Inilah sepenggal kisah KH. Sya’roni Ahmadi yang hidup keras semasa kecilnya. Seorang Kiai yang perjalanan hidupnya luar biasa, tidak seperti Kiai pada umumnya dengan latar belakang pendidikan agama yang formal (mondok /studi ke Timur Tengah).  Akan tetapi kemampuan dan keilmuannya tidak diragukan lagi dengan banyaknya disiplin ilmu agama yang telah dikuasai. Terlebih disiplin ilmu tafsir Alquran.

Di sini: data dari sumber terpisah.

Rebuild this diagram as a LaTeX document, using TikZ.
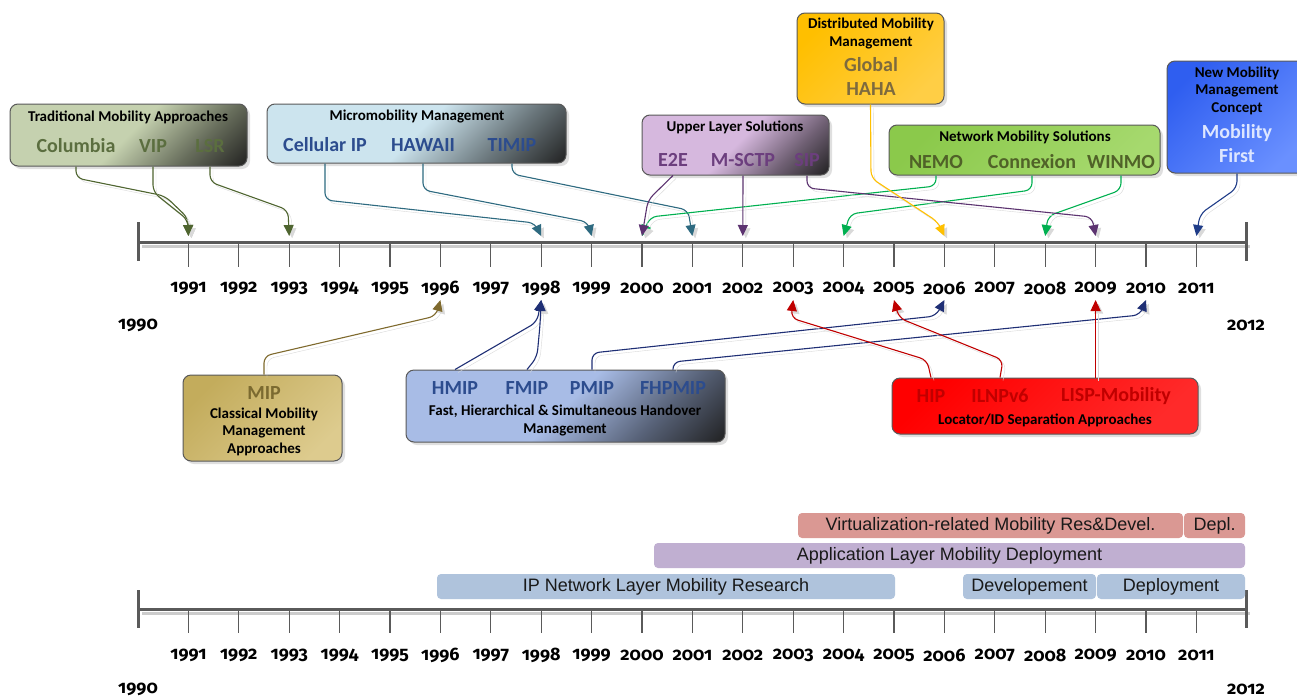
\documentclass[tikz,border=0pt]{standalone}
\usepackage{fontspec}
\setmainfont{Carlito}
\newfontfamily\barfont{Liberation Sans}
\newfontfamily\yearfont[Numbers=OldStyle]{Fira Sans}
\usetikzlibrary{arrows.meta}
\usetikzlibrary{positioning}
\usetikzlibrary{shadows}

% 颜色
\definecolor{tradL}{HTML}{C5D1AF}
\definecolor{tradI}{HTML}{5B6E3F}
\definecolor{tradA}{HTML}{4F6530}
\definecolor{microL}{HTML}{CCE4EE}
\definecolor{microI}{HTML}{2C4C8E}
\definecolor{microA}{HTML}{2E6A80}
\definecolor{upperL}{HTML}{D6B8DE}
\definecolor{upperI}{HTML}{6C3E7E}
\definecolor{upperA}{HTML}{5C3370}
\definecolor{dmmL}{HTML}{FFBF00}
\definecolor{dmmR}{HTML}{FFCE45}
\definecolor{dmmI}{HTML}{7D6A3E}
\definecolor{dmmA}{HTML}{FFC000}
\definecolor{netL}{HTML}{8BC94B}
\definecolor{netR}{HTML}{A6D96E}
\definecolor{netI}{HTML}{506228}
\definecolor{netA}{HTML}{00B050}
\definecolor{newL}{HTML}{2F5EF0}
\definecolor{newR}{HTML}{6A90FF}
\definecolor{newI}{HTML}{DDE6FF}
\definecolor{newA}{HTML}{1F3C88}
\definecolor{mipL}{HTML}{C3AC5C}
\definecolor{mipR}{HTML}{DDCB8E}
\definecolor{mipI}{HTML}{7B6A30}
\definecolor{mipA}{HTML}{7F6A2E}
\definecolor{fastL}{HTML}{A8BCE6}
\definecolor{fastI}{HTML}{2C4C8E}
\definecolor{fastA}{HTML}{1F2F75}
\definecolor{locL}{HTML}{FF0000}
\definecolor{locR}{HTML}{FF2A2A}
\definecolor{locI}{HTML}{C00000}
\definecolor{locA}{HTML}{C00000}
\definecolor{ipblue}{HTML}{AFC3DC}
\definecolor{applvio}{HTML}{C0AFD1}
\definecolor{virtred}{HTML}{DA9893}
\definecolor{axisgray}{HTML}{5A5A5A}

% 方框渐变：左上浅色，右下角变黑
\colorlet{boxc}{white}
\pgfdeclareverticalshading[boxc]{boxfade}{100bp}{
  color(0bp)=(black); color(14bp)=(black!88); color(31bp)=(boxc!52!black);
  color(50bp)=(boxc); color(100bp)=(boxc)}

\tikzset{
  box/.style={rounded corners=8pt, draw=black!65, line width=1pt, inner sep=0pt,
    drop shadow={shadow xshift=3pt, shadow yshift=-3pt, opacity=0.25}},
  darkbox/.style={box, shade, shading=boxfade, shading angle=45,
    /utils/exec={\colorlet{boxc}{#1}}},
  litebox/.style 2 args={box, top color=#1, bottom color=#2, shading angle=45},
  title/.style={font=\fontsize{15}{17.5}\selectfont\bfseries, inner sep=0pt, align=center},
  item/.style={font=\fontsize{20}{24}\selectfont\bfseries, inner sep=0pt, text=#1, align=center},
  year/.style={font=\yearfont\bfseries\fontsize{18}{18}\selectfont, inner sep=0pt},
  bar/.style={rounded corners=4pt, inner sep=0pt, minimum height=25pt,
    font=\barfont\fontsize{18}{20}\selectfont, text=black!90},
  conn/.style={draw=#1, line width=1.1pt, rounded corners=7pt,
    -{Triangle[width=10pt,length=11pt]},
    preaction={draw=black!15, transform canvas={shift={(3pt,-3pt)}}}},
  axisline/.style={axisgray, line width=3pt},
  tick/.style={axisgray, line width=1.3pt},
}

\begin{document}
\begin{tikzpicture}[x=1pt, y=-1pt]
  \fill[white] (0,0) rectangle (1297,699);
  \useasboundingbox (0,0) rectangle (1297,699);

  % 上时间轴
  \draw[black!20, line width=3pt] (142,246) -- (1250,246);
  \draw[axisline] (138,242) -- (1246,242);
  \draw[axisline] (138,222) -- (138,261);
  \draw[axisline] (1246,222) -- (1246,261);
  \foreach \i in {1,...,21}
  {
    \pgfmathsetmacro\xx{138+\i*50.4}
    \pgfmathtruncatemacro\yr{1990+\i}
    \draw[tick] (\xx,243) -- (\xx,267);
    \node[year] (y\yr) at (\xx,288) {\yr};
    \coordinate (a\yr) at (\xx,236);% 上方箭头终点
    \coordinate (u\yr) at (\xx,300);% 下方箭头终点
  }
  \node[year] (y1990) at (138,325) {1990};
  \node[year] (y2012) at (1246,325) {2012};

  % 下时间轴
  \draw[black!20, line width=3pt] (142,613) -- (1250,613);
  \draw[axisline] (138,609) -- (1246,609);
  \draw[axisline] (138,590) -- (138,628);
  \draw[axisline] (1246,590) -- (1246,628);
  \foreach \i in {1,...,21}
  {
    \pgfmathsetmacro\xx{138+\i*50.4}
    \pgfmathtruncatemacro\yr{1990+\i}
    \draw[tick] (\xx,610) -- (\xx,633);
    \node[year] (z\yr) at (\xx,655) {\yr};
  }
  \node[year] (z1990) at (138,689) {1990};
  \node[year] (z2012) at (1246,689) {2012};

  % 阶段条
  \node[bar, fill=ipblue, minimum width=458pt] (ipres) at (666,586.5) {IP Network Layer Mobility Research};
  \node[bar, fill=ipblue, minimum width=133pt] (devel) at (1029.5,586.5) {Developement};
  \node[bar, fill=ipblue, minimum width=148pt] (deploy) at (1171,586.5) {Deployment};
  \node[bar, fill=applvio, minimum width=591pt] (appl) at (949.5,555.5) {Application Layer Mobility Deployment};
  \node[bar, fill=virtred, minimum width=385pt] (virt) at (990.5,525.5) {Virtualization-related Mobility Res\&Devel.};
  \node[bar, fill=virtred, minimum width=61pt] (depl) at (1214.5,525.5) {Depl.};

  % 上方方框
  \node[darkbox=tradL, minimum width=237pt, minimum height=62pt] (trad) at (128.5,135) {};
  \node[title] (tradT) at (128,117) {Traditional Mobility Approaches};
  \node[item=tradI] (columbia) at (76,146) {Columbia};
  \node[item=tradI] (vip) at (153,146) {VIP};
  \node[item=tradI] (lsr) at (210,146) {LSR};

  \node[darkbox=microL, minimum width=299pt, minimum height=59pt] (micro) at (416.5,133.5) {};
  \node[title] (microT) at (417,117) {Micromobility Management};
  \node[item=microI] (cellip) at (325,145) {Cellular IP};
  \node[item=microI] (hawaii) at (423,145) {HAWAII};
  \node[item=microI] (timip) at (512,145) {TIMIP};

  \node[darkbox=upperL, minimum width=187pt, minimum height=60pt] (upper) at (735.5,145) {};
  \node[title] (upperT) at (735,127) {Upper Layer Solutions};
  \node[item=upperI] (etoe) at (673,160) {E2E};
  \node[item=upperI] (msctp) at (743,160) {M-SCTP};
  \node[item=upperI] (sip) at (807,160) {SIP};

  \node[litebox={dmmL}{dmmR}, minimum width=147pt, minimum height=91pt] (dmm) at (870.5,58.5) {};
  \node[title] (dmmT) at (871,33.5) {Distributed Mobility\\Management};
  \node[item=dmmI] (dmmI) at (871,76) {Global\\HAHA};

  \node[litebox={netL}{netR}, minimum width=271pt, minimum height=50pt] (netmob) at (1024.5,150) {};
  \node[title] (netmobT) at (1025,137) {Network Mobility Solutions};
  \node[item=netI] (nemo) at (936,162) {NEMO};
  \node[item=netI] (connexion) at (1032,162) {Connexion};
  \node[item=netI] (winmo) at (1121,162) {WINMO};

  \node[litebox={newL}{newR}, minimum width=140pt, minimum height=112pt] (newmc) at (1237,117) {};
  \node[title] (newmcT) at (1237,90.5) {New Mobility\\Management\\Concept};
  \node[item=newI] (mobfirst) at (1237,144) {Mobility\\First};

  % 下方方框
  \node[litebox={mipL}{mipR}, minimum width=159pt, minimum height=86pt] (classic) at (262.5,418) {};
  \node[item=mipI] (mip) at (264,393) {MIP};
  \node[title] (classicT) at (264,431.5) {Classical Mobility\\Management\\Approaches};

  \node[darkbox=fastL, minimum width=319pt, minimum height=72pt] (fast) at (565.5,406) {};
  \node[item=fastI] (hmip) at (455,388) {HMIP};
  \node[item=fastI] (fmip) at (527,388) {FMIP};
  \node[item=fastI] (pmip) at (592,388) {PMIP};
  \node[item=fastI] (fhpmip) at (673,388) {FHPMIP};
  \node[title] (fastT) at (565,420.5) {Fast, Hierarchical \& Simultaneous Handover\\Management};

  \node[litebox={locL}{locR}, minimum width=306pt, minimum height=56pt] (locid) at (1045,406) {};
  \node[item=locI] (hip) at (931,396) {HIP};
  \node[item=locI] (ilnp) at (1000,396) {ILNPv6};
  \node[item=locI] (lisp) at (1116,396) {LISP-Mobility};
  \node[title] (locidT) at (1045,420) {Locator/ID Separation Approaches};

  % 指示线
  \draw[conn=tradA] (columbia |- trad.south) -- (76,178) -- (165,196) -- (188,218) -- (a1991);
  \draw[conn=tradA] (vip |- trad.south) -- (153,192) -- (188,220) -- (a1991);
  \draw[conn=tradA] (lsr |- trad.south) -- (210,182) -- (288,210) -- (a1993);

  \draw[conn=microA] (cellip |- micro.south) -- (325,200) -- (535,223) -- (a1998);
  \draw[conn=microA] (hawaii |- micro.south) -- (423,190) -- (588,222) -- (a1999);
  \draw[conn=microA] (timip |- micro.south) -- (512,174) -- (688,210) -- (a2001);

  \draw[conn=netA] (nemo |- netmob.south) -- (936,186) -- (650,217) -- (a2000);
  \draw[conn=netA] (connexion |- netmob.south) -- (1032,190) -- (850,214) -- (a2004);
  \draw[conn=netA] (winmo |- netmob.south) -- (1121,190) -- (1048,216) -- (a2008);

  \draw[conn=upperA] (etoe |- upper.south) -- (648,200) -- (a2000);
  \draw[conn=upperA] (msctp |- upper.south) -- (a2002);
  \draw[conn=upperA] (sip |- upper.south) -- (807,188) -- (1092,217) -- (a2009);

  \draw[conn=dmmA] (dmm.south) -- (871,178) -- (938,222) -- (a2006);
  \draw[conn=newA] (newmc.south) -- (1237,188) -- (1200,214) -- (a2011);

  \draw[conn=mipA] (mip |- classic.north) -- (264,356) -- (436,316) -- (u1996);

  \draw[conn=fastA] (hmip |- fast.north) -- (537,322) -- (u1998);
  \draw[conn=fastA] (fmip |- fast.north) -- (537,357) -- (540,325) -- (u1998);
  \draw[conn=fastA] (pmip |- fast.north) -- (592,353) -- (936,316) -- (u2006);
  \draw[conn=fastA] (fhpmip |- fast.north) -- (673,362) -- (1140,315) -- (u2010);

  \draw[conn=locA] (hip |- locid.north) -- (927,360) -- (791,318) -- (u2003);
  \draw[conn=locA] (ilnp |- locid.north) -- (1003,360) -- (899,318) -- (u2005);
  \draw[conn=locA] (u2009 |- locid.north) -- (u2009);
\end{tikzpicture}
\end{document}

Di masa kecilnya dihabiskan untuk belajar agama dan bekerja. Bahkan pernah bersinggungan dengan tembakau. Beliau sosok yang humanis, toleran atau lebih tepatnya bisa dikata “tepo seliro” dalam bahasa Jawa. Beliau adalah Ulama yang terkenal dalam bidang Alquran, mulai hafalan, tafsir hingga berkarya seputar ilmu al-Quran. Beliau adalah penguat kitab karya syekh Ihsan Jampes yang menjelaskan tentang hukum kopi dan rokok.